Are you already employed at a full-time job and pursuing a degree? It’s sometimes stressful, right? Attending class and getting your hours in at work is challenging, and you may feel defeated by your schedule. South Dakota State University (SDState) understands your predicament, and we’ve got a couple tips for you!
1. Take Your Classes Online
Trying to meet 40-hour weeks when you’re taking on-campus classes isn’t always realistic, but working full-time while completing your degree online is. Online courses are flexible and affordable and are a much more feasible solution to accomplishing your goals. Need to finish up an assignment over your lunch hour? Go for it!
Any courses taken online through SDState are also accompanied by Orientation for Online Learners, a program that assists students with navigating their online courses and finding online resources available to them. To get started, check out SDState’s list of online programs.
2. Apply Your Learning to Your Job
Instead of seeing your job and your education as two separate “to-do lists,” find similar qualities that you can relate to each other. If there are new concepts that you are learning in class that apply to your current position, or if you already have a solid background on a class topic because of your job, use that to your advantage. Talk to your professors and your boss about how your education and your job relate to one another, and suggest projects on both ends that tie the two together. Not only will your learning come easier by doing this, but your boss and professors will also appreciate your efforts and hold you in a higher esteem.

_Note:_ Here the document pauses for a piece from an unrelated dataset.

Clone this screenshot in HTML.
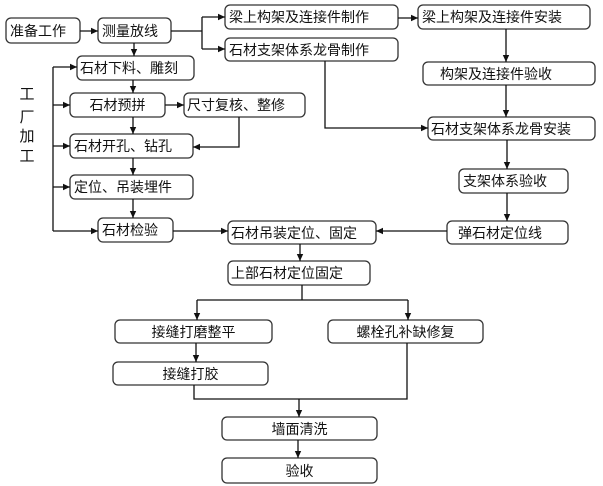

3. Check Out South Dakota’s University Centers
The reality of having a full-time position is that you can’t move at the drop of a hat. Maybe you want to have a campus connection while pursuing your education but can’t make the move out to Brookings because of your job. We’ve got a solution for that, too. SDState has three University Centers across the state: Sioux Falls, Rapid City and Pierre. Each center offers in-person classes, tutoring services and their own bookstore.Alexis Cushman, sociology major at SDState, has taken both online courses and University Center courses. She talks about the advantages she has experienced through these opportunities. “I don’t have to drive an hour [to Brookings] for class, which makes it easier to have a job and go to school at the same time.”